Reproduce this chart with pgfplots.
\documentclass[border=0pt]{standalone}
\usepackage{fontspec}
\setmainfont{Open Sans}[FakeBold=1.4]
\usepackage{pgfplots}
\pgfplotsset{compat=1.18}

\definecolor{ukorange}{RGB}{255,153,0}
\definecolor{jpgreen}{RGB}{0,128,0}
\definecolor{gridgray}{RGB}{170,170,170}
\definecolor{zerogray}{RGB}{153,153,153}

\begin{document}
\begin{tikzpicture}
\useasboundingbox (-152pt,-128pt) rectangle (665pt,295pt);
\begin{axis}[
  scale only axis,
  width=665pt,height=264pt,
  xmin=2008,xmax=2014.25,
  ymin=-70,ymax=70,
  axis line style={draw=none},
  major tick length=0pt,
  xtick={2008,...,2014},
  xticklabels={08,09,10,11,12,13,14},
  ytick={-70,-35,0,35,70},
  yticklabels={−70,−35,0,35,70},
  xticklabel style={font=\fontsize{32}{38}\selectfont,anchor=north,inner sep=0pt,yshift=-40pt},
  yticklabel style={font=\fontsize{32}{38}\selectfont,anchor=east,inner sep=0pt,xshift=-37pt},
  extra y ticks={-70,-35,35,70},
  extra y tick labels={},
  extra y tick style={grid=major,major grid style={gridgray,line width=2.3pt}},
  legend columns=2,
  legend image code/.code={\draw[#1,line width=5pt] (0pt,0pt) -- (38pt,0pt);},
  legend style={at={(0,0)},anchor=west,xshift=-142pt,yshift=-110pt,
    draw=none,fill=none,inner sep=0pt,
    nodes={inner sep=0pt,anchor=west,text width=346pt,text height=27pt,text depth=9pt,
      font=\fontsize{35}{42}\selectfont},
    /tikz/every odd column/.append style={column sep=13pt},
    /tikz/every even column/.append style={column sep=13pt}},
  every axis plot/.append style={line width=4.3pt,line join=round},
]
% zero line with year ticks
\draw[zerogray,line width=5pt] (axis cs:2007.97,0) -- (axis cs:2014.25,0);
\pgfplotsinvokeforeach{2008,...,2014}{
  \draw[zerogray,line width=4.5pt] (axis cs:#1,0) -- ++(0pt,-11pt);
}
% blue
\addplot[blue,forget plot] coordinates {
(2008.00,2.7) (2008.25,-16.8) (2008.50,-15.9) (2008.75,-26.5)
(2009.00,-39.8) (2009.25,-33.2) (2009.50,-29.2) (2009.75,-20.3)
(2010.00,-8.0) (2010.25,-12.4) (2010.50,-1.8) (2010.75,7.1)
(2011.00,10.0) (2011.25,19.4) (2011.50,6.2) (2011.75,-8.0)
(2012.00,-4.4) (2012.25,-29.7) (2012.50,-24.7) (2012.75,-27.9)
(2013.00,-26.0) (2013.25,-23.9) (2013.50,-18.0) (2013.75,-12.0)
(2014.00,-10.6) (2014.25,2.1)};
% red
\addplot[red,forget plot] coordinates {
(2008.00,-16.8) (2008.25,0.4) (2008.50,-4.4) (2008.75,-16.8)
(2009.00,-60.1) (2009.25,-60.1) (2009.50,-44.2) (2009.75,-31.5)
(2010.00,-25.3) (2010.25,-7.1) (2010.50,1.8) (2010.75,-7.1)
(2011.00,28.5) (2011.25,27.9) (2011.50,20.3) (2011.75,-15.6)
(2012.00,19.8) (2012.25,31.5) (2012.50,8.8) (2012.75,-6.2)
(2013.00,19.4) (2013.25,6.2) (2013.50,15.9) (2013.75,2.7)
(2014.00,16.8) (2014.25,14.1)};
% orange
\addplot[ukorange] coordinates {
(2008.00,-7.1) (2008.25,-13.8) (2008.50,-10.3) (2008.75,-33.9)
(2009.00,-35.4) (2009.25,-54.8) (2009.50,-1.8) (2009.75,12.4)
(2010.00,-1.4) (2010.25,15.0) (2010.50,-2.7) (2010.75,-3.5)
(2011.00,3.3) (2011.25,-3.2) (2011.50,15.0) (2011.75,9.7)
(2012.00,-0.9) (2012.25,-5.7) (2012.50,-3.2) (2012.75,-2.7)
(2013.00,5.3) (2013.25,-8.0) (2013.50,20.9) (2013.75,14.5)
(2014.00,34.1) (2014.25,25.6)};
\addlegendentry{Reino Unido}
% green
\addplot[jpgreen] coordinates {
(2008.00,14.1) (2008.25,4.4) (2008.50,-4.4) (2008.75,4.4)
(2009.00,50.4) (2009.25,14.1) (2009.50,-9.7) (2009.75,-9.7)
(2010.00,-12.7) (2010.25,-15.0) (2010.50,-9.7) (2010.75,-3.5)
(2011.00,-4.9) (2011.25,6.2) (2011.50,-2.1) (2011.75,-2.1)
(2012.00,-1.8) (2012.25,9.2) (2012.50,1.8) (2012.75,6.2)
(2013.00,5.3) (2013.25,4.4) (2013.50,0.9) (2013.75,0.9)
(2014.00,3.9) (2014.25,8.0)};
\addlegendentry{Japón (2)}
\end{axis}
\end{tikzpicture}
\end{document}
________________________________________
* [Exercise directions]: Print the material verbatim, all of it.

* [Answer in full]:
Reproduce this chart with pgfplots.
\documentclass[border=0pt]{standalone}
\usepackage{fontspec}
\setmainfont{Open Sans}[FakeBold=1.4]
\usepackage{pgfplots}
\pgfplotsset{compat=1.18}

\definecolor{ukorange}{RGB}{255,153,0}
\definecolor{jpgreen}{RGB}{0,128,0}
\definecolor{gridgray}{RGB}{170,170,170}
\definecolor{zerogray}{RGB}{153,153,153}

\begin{document}
\begin{tikzpicture}
\useasboundingbox (-152pt,-128pt) rectangle (665pt,295pt);
\begin{axis}[
  scale only axis,
  width=665pt,height=264pt,
  xmin=2008,xmax=2014.25,
  ymin=-70,ymax=70,
  axis line style={draw=none},
  major tick length=0pt,
  xtick={2008,...,2014},
  xticklabels={08,09,10,11,12,13,14},
  ytick={-70,-35,0,35,70},
  yticklabels={−70,−35,0,35,70},
  xticklabel style={font=\fontsize{32}{38}\selectfont,anchor=north,inner sep=0pt,yshift=-40pt},
  yticklabel style={font=\fontsize{32}{38}\selectfont,anchor=east,inner sep=0pt,xshift=-37pt},
  extra y ticks={-70,-35,35,70},
  extra y tick labels={},
  extra y tick style={grid=major,major grid style={gridgray,line width=2.3pt}},
  legend columns=2,
  legend image code/.code={\draw[#1,line width=5pt] (0pt,0pt) -- (38pt,0pt);},
  legend style={at={(0,0)},anchor=west,xshift=-142pt,yshift=-110pt,
    draw=none,fill=none,inner sep=0pt,
    nodes={inner sep=0pt,anchor=west,text width=346pt,text height=27pt,text depth=9pt,
      font=\fontsize{35}{42}\selectfont},
    /tikz/every odd column/.append style={column sep=13pt},
    /tikz/every even column/.append style={column sep=13pt}},
  every axis plot/.append style={line width=4.3pt,line join=round},
]
% zero line with year ticks
\draw[zerogray,line width=5pt] (axis cs:2007.97,0) -- (axis cs:2014.25,0);
\pgfplotsinvokeforeach{2008,...,2014}{
  \draw[zerogray,line width=4.5pt] (axis cs:#1,0) -- ++(0pt,-11pt);
}
% blue
\addplot[blue,forget plot] coordinates {
(2008.00,2.7) (2008.25,-16.8) (2008.50,-15.9) (2008.75,-26.5)
(2009.00,-39.8) (2009.25,-33.2) (2009.50,-29.2) (2009.75,-20.3)
(2010.00,-8.0) (2010.25,-12.4) (2010.50,-1.8) (2010.75,7.1)
(2011.00,10.0) (2011.25,19.4) (2011.50,6.2) (2011.75,-8.0)
(2012.00,-4.4) (2012.25,-29.7) (2012.50,-24.7) (2012.75,-27.9)
(2013.00,-26.0) (2013.25,-23.9) (2013.50,-18.0) (2013.75,-12.0)
(2014.00,-10.6) (2014.25,2.1)};
% red
\addplot[red,forget plot] coordinates {
(2008.00,-16.8) (2008.25,0.4) (2008.50,-4.4) (2008.75,-16.8)
(2009.00,-60.1) (2009.25,-60.1) (2009.50,-44.2) (2009.75,-31.5)
(2010.00,-25.3) (2010.25,-7.1) (2010.50,1.8) (2010.75,-7.1)
(2011.00,28.5) (2011.25,27.9) (2011.50,20.3) (2011.75,-15.6)
(2012.00,19.8) (2012.25,31.5) (2012.50,8.8) (2012.75,-6.2)
(2013.00,19.4) (2013.25,6.2) (2013.50,15.9) (2013.75,2.7)
(2014.00,16.8) (2014.25,14.1)};
% orange
\addplot[ukorange] coordinates {
(2008.00,-7.1) (2008.25,-13.8) (2008.50,-10.3) (2008.75,-33.9)
(2009.00,-35.4) (2009.25,-54.8) (2009.50,-1.8) (2009.75,12.4)
(2010.00,-1.4) (2010.25,15.0) (2010.50,-2.7) (2010.75,-3.5)
(2011.00,3.3) (2011.25,-3.2) (2011.50,15.0) (2011.75,9.7)
(2012.00,-0.9) (2012.25,-5.7) (2012.50,-3.2) (2012.75,-2.7)
(2013.00,5.3) (2013.25,-8.0) (2013.50,20.9) (2013.75,14.5)
(2014.00,34.1) (2014.25,25.6)};
\addlegendentry{Reino Unido}
% green
\addplot[jpgreen] coordinates {
(2008.00,14.1) (2008.25,4.4) (2008.50,-4.4) (2008.75,4.4)
(2009.00,50.4) (2009.25,14.1) (2009.50,-9.7) (2009.75,-9.7)
(2010.00,-12.7) (2010.25,-15.0) (2010.50,-9.7) (2010.75,-3.5)
(2011.00,-4.9) (2011.25,6.2) (2011.50,-2.1) (2011.75,-2.1)
(2012.00,-1.8) (2012.25,9.2) (2012.50,1.8) (2012.75,6.2)
(2013.00,5.3) (2013.25,4.4) (2013.50,0.9) (2013.75,0.9)
(2014.00,3.9) (2014.25,8.0)};
\addlegendentry{Japón (2)}
\end{axis}
\end{tikzpicture}
\end{document}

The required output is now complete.